Code that draws figures
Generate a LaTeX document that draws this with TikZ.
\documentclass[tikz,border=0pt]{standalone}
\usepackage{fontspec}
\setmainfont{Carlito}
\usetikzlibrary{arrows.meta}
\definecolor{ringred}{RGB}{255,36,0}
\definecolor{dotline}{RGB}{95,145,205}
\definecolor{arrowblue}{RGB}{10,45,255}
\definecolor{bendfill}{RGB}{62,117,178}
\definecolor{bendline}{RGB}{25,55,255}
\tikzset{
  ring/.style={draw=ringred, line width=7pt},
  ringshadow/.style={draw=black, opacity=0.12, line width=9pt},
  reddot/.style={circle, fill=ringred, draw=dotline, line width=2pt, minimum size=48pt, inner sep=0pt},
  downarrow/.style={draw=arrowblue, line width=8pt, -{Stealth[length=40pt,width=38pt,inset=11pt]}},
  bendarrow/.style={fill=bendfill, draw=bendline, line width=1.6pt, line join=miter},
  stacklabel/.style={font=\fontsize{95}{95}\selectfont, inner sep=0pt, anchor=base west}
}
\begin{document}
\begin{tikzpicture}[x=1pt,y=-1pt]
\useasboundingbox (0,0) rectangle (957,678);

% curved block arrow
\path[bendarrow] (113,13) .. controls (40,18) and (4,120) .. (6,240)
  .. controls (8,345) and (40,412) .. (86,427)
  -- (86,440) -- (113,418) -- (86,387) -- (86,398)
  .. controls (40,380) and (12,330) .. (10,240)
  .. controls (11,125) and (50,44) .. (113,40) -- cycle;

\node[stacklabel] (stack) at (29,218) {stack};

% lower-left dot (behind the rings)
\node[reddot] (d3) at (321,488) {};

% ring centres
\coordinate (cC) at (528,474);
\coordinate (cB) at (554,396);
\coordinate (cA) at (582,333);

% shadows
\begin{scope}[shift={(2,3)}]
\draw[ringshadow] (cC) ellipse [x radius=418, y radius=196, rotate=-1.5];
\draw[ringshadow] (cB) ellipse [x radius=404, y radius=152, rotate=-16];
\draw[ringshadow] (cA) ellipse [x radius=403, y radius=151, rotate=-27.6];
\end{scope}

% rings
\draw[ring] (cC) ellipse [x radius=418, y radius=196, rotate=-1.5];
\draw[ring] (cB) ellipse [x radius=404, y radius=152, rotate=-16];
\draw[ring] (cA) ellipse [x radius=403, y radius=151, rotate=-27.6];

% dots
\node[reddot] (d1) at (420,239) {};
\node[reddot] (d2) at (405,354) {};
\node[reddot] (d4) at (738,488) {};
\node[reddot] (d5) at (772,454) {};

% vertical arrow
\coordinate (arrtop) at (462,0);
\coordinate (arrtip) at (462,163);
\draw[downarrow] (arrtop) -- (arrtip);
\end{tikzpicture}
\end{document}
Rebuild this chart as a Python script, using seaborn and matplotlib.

- [INSTRUCTIONS TO FOLLOW]: Check every line of the records above for the string "this" and say how many contain it, giving the number alone.

- [EXPECTED ANSWER]: 2